YouTube Enhances AI Transparency with Prominent Labels and Auto-Detection

YouTube is enhancing its AI transparency by moving disclosure labels to more prominent locations on long-form videos and Shorts. The platform is also introducing automatic detection tools to identify and label photorealistic AI content that creators may have missed. These changes are designed to inform viewers without penalizing creators' reach or monetization.
Key Points
- AI disclosure labels are moving to more prominent positions, such as directly under the video player or as an overlay on Shorts.
- YouTube is implementing automatic detection systems to identify and label photorealistic AI content that creators haven't disclosed.
- Creators can manually update or contest labels in YouTube Studio, though some labels (like those from YouTube's own tools) are permanent.
- The presence of an AI label does not impact a video's recommendation algorithm or its ability to earn revenue.
Sentiment
The community mostly agrees with the article’s push for more visible and automatic AI disclosure, but the agreement is cautious and dissatisfied. Commenters are supportive of labeling as a minimum step while expressing deep frustration with AI-heavy video feeds, YouTube’s recommendation incentives, and the likely gaps in automated enforcement. The overall stance is pro-transparency, anti-deceptive AI content, and skeptical that labels alone will be enough.
In Agreement
- Prominent AI labels are overdue because synthetic videos are increasingly hard for ordinary viewers to identify on sight.

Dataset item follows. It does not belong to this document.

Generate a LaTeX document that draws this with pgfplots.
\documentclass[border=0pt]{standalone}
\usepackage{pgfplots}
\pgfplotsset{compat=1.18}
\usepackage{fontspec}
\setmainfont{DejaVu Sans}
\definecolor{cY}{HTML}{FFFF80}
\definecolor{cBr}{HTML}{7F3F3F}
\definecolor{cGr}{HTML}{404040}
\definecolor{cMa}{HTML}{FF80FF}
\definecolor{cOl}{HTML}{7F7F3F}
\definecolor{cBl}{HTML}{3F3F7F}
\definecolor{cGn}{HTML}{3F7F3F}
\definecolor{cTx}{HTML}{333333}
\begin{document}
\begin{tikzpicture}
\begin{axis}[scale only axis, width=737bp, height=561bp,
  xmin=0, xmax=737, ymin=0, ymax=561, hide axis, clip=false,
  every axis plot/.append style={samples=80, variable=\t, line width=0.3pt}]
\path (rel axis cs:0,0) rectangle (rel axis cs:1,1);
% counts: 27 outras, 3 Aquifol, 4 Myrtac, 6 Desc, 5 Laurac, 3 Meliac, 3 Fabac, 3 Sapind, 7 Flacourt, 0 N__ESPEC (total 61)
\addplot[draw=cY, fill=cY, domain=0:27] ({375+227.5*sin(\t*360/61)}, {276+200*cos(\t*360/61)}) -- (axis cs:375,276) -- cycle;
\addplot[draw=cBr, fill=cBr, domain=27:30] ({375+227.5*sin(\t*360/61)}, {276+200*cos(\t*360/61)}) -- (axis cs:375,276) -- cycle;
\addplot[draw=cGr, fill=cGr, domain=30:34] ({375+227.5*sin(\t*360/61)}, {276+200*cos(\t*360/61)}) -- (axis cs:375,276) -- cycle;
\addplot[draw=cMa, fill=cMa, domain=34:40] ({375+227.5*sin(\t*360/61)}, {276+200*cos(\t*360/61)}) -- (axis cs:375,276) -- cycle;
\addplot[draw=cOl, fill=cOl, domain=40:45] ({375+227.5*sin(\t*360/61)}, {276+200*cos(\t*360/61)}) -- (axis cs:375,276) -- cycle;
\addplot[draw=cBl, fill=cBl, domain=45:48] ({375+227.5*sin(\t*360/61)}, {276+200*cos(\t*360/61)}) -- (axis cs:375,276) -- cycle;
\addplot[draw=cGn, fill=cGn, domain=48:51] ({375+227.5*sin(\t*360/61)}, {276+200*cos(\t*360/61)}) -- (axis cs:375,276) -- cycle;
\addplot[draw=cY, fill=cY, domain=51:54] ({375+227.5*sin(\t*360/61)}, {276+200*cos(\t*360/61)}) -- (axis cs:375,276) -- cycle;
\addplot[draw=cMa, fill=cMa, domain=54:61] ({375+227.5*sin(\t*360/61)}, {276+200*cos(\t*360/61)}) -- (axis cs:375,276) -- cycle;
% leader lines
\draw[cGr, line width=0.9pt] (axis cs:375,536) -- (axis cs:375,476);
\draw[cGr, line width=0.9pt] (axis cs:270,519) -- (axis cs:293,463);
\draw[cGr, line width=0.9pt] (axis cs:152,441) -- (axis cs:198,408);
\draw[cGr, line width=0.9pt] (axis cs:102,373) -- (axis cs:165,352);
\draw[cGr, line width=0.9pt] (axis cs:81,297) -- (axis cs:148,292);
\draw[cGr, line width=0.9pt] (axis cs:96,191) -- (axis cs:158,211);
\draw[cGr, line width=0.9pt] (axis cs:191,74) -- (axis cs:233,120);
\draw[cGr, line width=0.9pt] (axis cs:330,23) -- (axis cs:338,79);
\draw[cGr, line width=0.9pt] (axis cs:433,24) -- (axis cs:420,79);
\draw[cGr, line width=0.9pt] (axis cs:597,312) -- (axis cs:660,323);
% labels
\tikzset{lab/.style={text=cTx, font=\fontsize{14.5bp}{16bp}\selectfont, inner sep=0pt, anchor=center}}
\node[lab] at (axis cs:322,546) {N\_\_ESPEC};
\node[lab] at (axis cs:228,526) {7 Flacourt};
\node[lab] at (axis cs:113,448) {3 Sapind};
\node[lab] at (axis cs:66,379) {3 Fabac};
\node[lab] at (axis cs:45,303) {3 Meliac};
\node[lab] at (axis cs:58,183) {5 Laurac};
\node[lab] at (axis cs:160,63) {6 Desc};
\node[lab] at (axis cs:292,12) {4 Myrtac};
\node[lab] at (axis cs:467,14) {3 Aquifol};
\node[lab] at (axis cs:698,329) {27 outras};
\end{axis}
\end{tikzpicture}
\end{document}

- Automatic labeling is needed because creators who benefit from deceptive AI use have little incentive to disclose it themselves.
- Children and older viewers are especially exposed to low-quality AI content, fake health presenters, scam-like stories, and chaotic attention-hacking videos.

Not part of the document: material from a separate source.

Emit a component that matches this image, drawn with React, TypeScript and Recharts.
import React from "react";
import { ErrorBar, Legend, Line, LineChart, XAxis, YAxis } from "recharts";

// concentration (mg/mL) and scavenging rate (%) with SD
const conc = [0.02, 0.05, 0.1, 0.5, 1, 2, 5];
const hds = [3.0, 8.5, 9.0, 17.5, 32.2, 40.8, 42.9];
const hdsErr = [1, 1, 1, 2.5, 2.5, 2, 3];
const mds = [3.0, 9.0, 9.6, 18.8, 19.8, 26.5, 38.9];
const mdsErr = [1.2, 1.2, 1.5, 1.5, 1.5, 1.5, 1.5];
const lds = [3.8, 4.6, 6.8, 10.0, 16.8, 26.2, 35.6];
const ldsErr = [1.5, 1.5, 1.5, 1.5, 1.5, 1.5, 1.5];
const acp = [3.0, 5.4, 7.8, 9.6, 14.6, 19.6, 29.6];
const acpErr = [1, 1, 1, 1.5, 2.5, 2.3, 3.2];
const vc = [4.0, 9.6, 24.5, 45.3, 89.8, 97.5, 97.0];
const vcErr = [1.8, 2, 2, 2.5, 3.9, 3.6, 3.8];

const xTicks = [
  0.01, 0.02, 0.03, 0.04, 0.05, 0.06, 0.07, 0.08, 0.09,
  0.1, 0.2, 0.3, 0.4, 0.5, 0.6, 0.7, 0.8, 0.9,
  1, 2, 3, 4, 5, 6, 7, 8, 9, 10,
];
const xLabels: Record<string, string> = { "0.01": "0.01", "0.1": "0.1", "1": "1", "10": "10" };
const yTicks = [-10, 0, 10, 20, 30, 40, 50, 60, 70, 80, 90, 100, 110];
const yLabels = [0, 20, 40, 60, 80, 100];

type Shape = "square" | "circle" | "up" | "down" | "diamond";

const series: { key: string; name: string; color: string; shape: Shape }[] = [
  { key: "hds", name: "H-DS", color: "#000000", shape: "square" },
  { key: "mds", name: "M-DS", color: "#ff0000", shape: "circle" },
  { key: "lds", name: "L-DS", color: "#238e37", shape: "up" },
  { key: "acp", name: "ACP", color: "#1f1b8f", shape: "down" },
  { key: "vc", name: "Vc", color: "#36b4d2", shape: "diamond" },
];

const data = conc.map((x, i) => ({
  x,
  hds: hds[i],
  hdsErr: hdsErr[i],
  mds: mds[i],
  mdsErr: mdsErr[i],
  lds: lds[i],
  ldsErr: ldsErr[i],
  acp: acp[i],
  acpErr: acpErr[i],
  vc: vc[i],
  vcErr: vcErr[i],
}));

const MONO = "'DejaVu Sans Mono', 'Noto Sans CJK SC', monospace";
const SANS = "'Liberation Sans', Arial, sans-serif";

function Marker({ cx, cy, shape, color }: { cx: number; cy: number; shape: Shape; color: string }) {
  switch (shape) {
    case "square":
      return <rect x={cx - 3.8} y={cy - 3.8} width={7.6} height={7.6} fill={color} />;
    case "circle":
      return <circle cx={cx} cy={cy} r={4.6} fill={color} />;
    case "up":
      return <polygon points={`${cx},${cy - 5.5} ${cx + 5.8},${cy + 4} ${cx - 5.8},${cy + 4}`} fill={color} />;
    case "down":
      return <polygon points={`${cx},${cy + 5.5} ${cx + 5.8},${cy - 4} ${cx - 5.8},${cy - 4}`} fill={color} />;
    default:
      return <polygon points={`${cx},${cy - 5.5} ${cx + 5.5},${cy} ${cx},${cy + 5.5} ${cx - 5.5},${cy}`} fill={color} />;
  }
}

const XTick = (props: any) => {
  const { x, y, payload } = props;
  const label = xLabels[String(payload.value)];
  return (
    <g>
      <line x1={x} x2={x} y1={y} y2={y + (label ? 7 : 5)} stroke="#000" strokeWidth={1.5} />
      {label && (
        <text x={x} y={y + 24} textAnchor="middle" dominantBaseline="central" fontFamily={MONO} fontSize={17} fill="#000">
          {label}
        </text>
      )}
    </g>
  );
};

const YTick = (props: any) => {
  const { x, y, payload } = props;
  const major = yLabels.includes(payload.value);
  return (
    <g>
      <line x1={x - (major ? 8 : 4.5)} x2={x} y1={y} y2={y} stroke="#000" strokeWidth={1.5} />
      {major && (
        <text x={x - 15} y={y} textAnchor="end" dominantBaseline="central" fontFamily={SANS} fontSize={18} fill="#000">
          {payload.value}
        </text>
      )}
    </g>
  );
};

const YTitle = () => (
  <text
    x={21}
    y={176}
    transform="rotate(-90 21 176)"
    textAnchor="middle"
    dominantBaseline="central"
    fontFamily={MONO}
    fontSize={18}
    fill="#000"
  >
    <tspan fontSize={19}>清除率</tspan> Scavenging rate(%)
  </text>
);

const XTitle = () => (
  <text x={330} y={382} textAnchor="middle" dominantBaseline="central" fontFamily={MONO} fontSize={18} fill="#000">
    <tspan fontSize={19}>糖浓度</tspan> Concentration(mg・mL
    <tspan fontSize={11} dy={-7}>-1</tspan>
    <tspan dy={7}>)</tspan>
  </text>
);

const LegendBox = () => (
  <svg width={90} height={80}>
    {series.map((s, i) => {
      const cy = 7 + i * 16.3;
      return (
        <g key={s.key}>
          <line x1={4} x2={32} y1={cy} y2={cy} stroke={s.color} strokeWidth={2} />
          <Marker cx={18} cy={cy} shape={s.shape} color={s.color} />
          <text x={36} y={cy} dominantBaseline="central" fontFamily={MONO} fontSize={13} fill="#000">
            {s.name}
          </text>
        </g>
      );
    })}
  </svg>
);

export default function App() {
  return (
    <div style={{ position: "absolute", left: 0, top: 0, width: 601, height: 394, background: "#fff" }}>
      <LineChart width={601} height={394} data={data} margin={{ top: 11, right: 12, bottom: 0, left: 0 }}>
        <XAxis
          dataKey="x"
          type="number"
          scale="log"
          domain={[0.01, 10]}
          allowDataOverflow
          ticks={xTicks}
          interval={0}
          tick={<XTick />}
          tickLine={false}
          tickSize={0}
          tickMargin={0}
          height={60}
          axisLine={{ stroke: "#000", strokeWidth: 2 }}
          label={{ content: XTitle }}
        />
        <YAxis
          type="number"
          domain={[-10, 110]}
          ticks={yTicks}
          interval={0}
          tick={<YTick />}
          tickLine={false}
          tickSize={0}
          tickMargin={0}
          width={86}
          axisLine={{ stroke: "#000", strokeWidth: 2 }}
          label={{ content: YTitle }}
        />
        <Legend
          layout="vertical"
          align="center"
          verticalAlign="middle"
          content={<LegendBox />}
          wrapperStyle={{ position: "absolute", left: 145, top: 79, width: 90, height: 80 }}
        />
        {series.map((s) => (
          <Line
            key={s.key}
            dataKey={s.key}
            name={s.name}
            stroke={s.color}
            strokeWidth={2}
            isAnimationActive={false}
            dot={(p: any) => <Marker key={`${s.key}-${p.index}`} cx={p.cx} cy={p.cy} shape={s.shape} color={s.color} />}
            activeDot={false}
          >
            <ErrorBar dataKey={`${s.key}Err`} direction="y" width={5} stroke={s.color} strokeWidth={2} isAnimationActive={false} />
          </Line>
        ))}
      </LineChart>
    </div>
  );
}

- YouTube should go beyond labels and let viewers hide AI-generated videos, generated slideshows, AI voiceover content, and channels that repeatedly publish low-effort synthetic media.
- Disclosure helps viewers distinguish genuine human-created or documentary content from synthetic media that imitates reality.
Opposed
- YouTube’s automated systems have a track record of false positives, so legitimate creators may be mislabeled or forced into appeal workflows.
- Determined scammers and low-quality content farms may evade detection by changing tools, avoiding detectable metadata, or testing uploads privately before publishing.
- Labels alone may be too weak if YouTube keeps recommending the same material and does not provide a real way to filter it out.
- AI detection may create pressure for synthetic videos to become more realistic and harder to identify.
- The boundary around AI-generated content is fuzzy when videos include enhancement, upscaling, filters, synthetic voice, or platform-side processing.